If jailbirds were listed in an avian guide, Kathy Kelly would rate a special entry for “Dove.” She has been arrested more than 60 times at home and abroad in her remarkable journey from St. Daniel the Prophet parish on the Southwest Side to the forefront of the American peace movement.

Though nominated three times for the Nobel Peace Prize, she is not well known beyond the world of anti-war activists and jailers. Writer Studs Terkel, the chronicler of quiet heroes, calls her “The Pilgrim.”

“She has visited more countries, cities and small towns not listed in Baedeker’s guide than anyone I have ever known,” Terkel writes in his latest book of oral history, “Hope Dies Last.” “Her hosts have been the men, women and children whose homes have been under constant fire. Her pilgrimages have one purpose: to reveal the lives of war’s innocent victims.”

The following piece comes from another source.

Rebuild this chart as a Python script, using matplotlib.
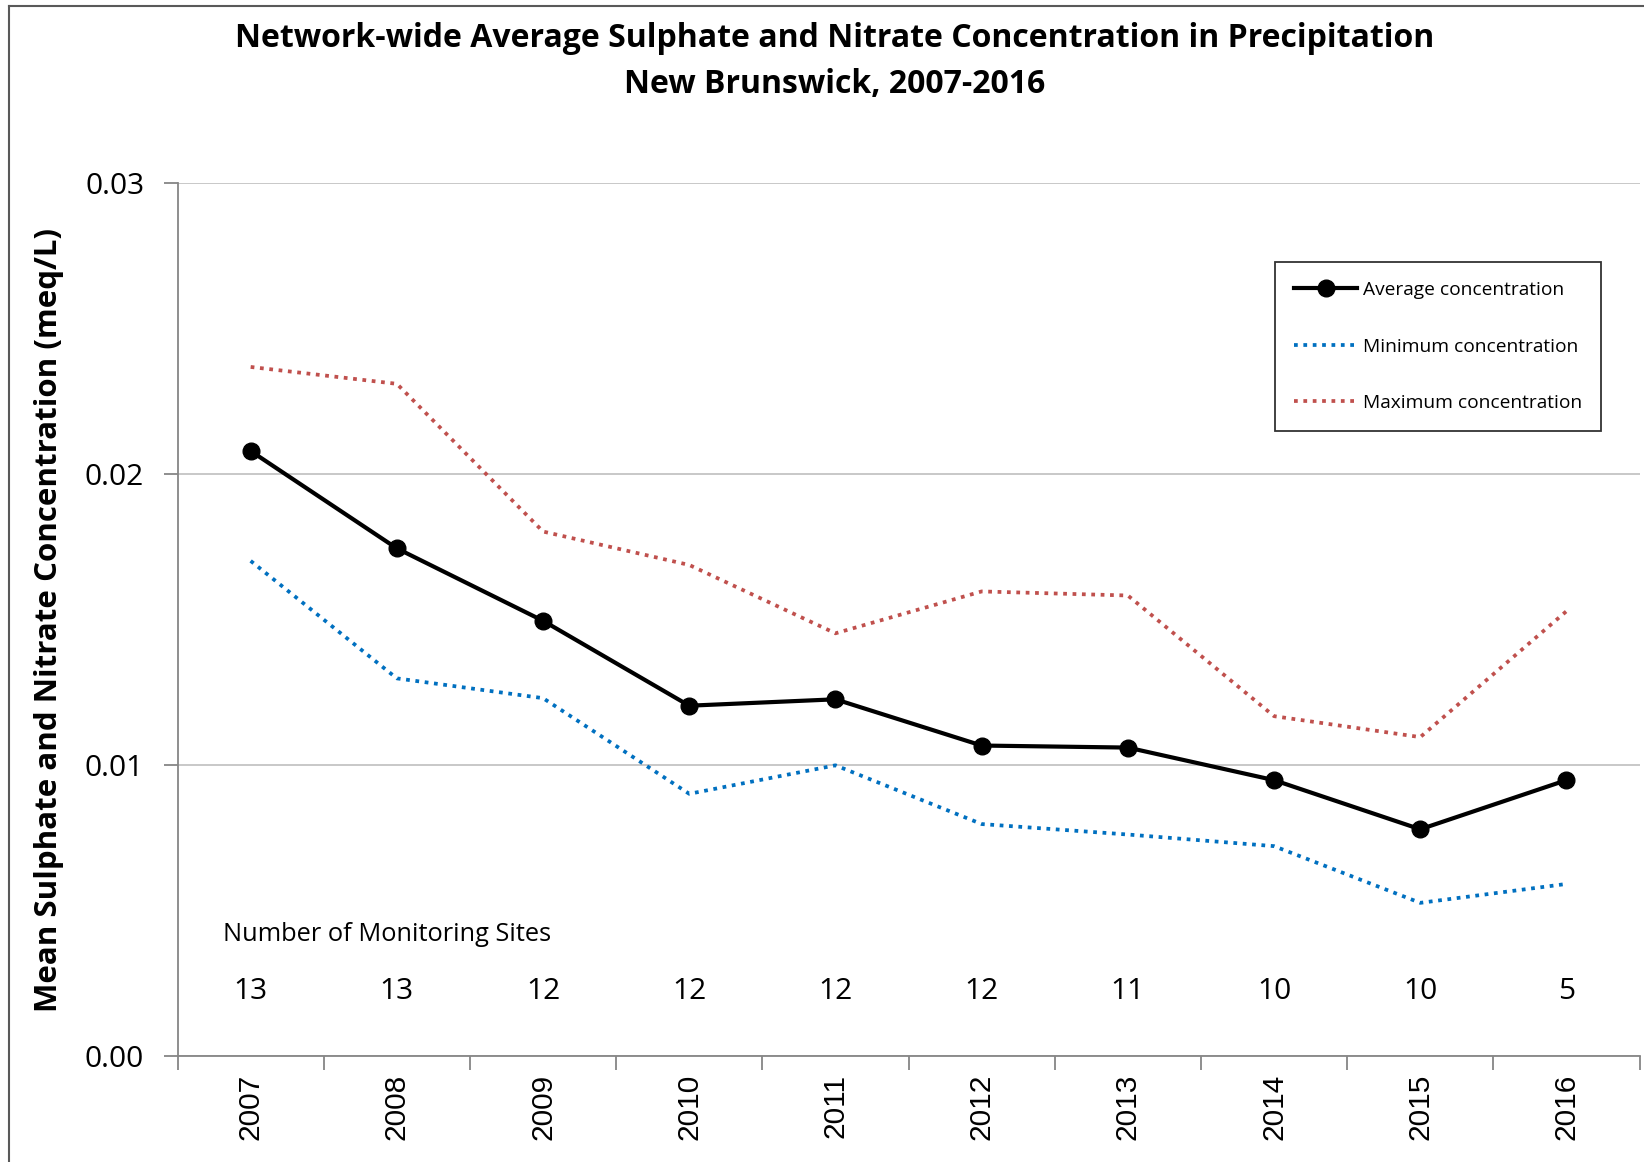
import matplotlib
matplotlib.use("Agg")
import matplotlib.pyplot as plt
from matplotlib.lines import Line2D

# data
years = ['2007', '2008', '2009', '2010', '2011', '2012', '2013', '2014', '2015', '2016']
avg_conc = [0.0208, 0.01745, 0.01496, 0.01204, 0.01226, 0.01067, 0.0106, 0.00948, 0.00779, 0.00948]
min_conc = [0.01702, 0.01298, 0.0123, 0.00901, 0.00999, 0.00797, 0.00761, 0.00721, 0.00526, 0.00591]
max_conc = [0.02369, 0.02311, 0.01803, 0.01688, 0.01453, 0.01597, 0.01583, 0.01168, 0.01096, 0.01529]
n_sites = [13, 13, 12, 12, 12, 12, 11, 10, 10, 5]

plt.rcParams['font.family'] = ['Open Sans', 'DejaVu Sans']

fig = plt.figure(figsize=(16.44, 11.62), dpi=100)
ax = fig.add_axes([0.108, 0.0914, 0.8893, 0.7507])

x = list(range(len(years)))
ax.plot(x, avg_conc, color='black', lw=3.0, marker='o', markersize=12,
        label='Average concentration', zorder=4)
ax.plot(x, min_conc, color='#0070C0', lw=2.7, linestyle=(0, (1, 1.5)),
        label='Minimum concentration', zorder=3)
ax.plot(x, max_conc, color='#C0504D', lw=2.7, linestyle=(0, (1, 1.5)),
        label='Maximum concentration', zorder=3)

ax.set_xlim(-0.5, len(years) - 0.5)
ax.set_ylim(0, 0.03)
ax.set_yticks([0, 0.01, 0.02, 0.03])
ax.set_yticklabels(['0.00', '0.01', '0.02', '0.03'], fontsize=21.5)
ax.grid(axis='y', color='#BFBFBF', lw=1.2)
ax.set_axisbelow(True)

# year labels centred on categories, ticks on category boundaries
ax.set_xticks(x)
ax.set_xticklabels(years, rotation=90, fontsize=21.5, family='Liberation Sans')
ax.set_xticks([i - 0.5 for i in range(len(years) + 1)], minor=True)
ax.tick_params(axis='x', which='major', length=0, pad=13)
ax.tick_params(axis='x', which='minor', length=10, width=1.3, color='#868686', direction='out')
ax.tick_params(axis='y', length=10, width=1.3, color='#868686', pad=14)

for s in ['top', 'right']:
    ax.spines[s].set_visible(False)
for s in ['left', 'bottom']:
    ax.spines[s].set_color('#868686')
    ax.spines[s].set_linewidth(1.3)

ax.text(-0.19, 0.00418, 'Number of Monitoring Sites', fontsize=18.3, va='center', ha='left')
for i, n in enumerate(n_sites):
    ax.text(i, 0.0022, str(n), fontsize=21.5, ha='center', va='center')

ax.set_ylabel('Mean Sulphate and Nitrate Concentration (meq/L)', fontsize=22.5,
              fontweight='bold')
ax.yaxis.set_label_coords(-0.078, 0.5)

fig.text(0.5075, 0.9665, 'Network-wide Average Sulphate and Nitrate Concentration in Precipitation',
         ha='center', va='center', fontsize=23, fontweight='bold')
fig.text(0.5075, 0.9275, 'New Brunswick, 2007-2016',
         ha='center', va='center', fontsize=23, fontweight='bold')

leg = ax.legend(loc='upper left', bbox_to_anchor=(0.7755, 0.7745),
                bbox_transform=fig.transFigure, fontsize=13.8, frameon=True,
                fancybox=False, edgecolor='black', handlelength=3.3,
                labelspacing=2.0, borderpad=1.0, handletextpad=0.3,
                borderaxespad=0)
leg.get_frame().set_linewidth(1.3)

# chart area border (left and top edges)
fig.add_artist(Line2D([9 / 1644, 9 / 1644], [0, 1 - 6 / 1162], color='#595959', lw=1.5))
fig.add_artist(Line2D([9 / 1644, 1], [1 - 6 / 1162, 1 - 6 / 1162], color='#595959', lw=1.5))

fig.savefig('out.png', dpi=100)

Her sometimes lonely path was set a long time ago at St. Paul-Kennedy High School, though she didn’t realize it at the time. She sat in the dark with tears streaming down her cheeks as she watched a film about the Holocaust called “Night and Fog,” Afterward, she felt the stirrings of resolve, as she would tell Terkel many years later. “I never, ever,” she said, “want to be sitting on the sidelines or sitting on my hands in the bleachers and just watch some unspeakable evil happen.”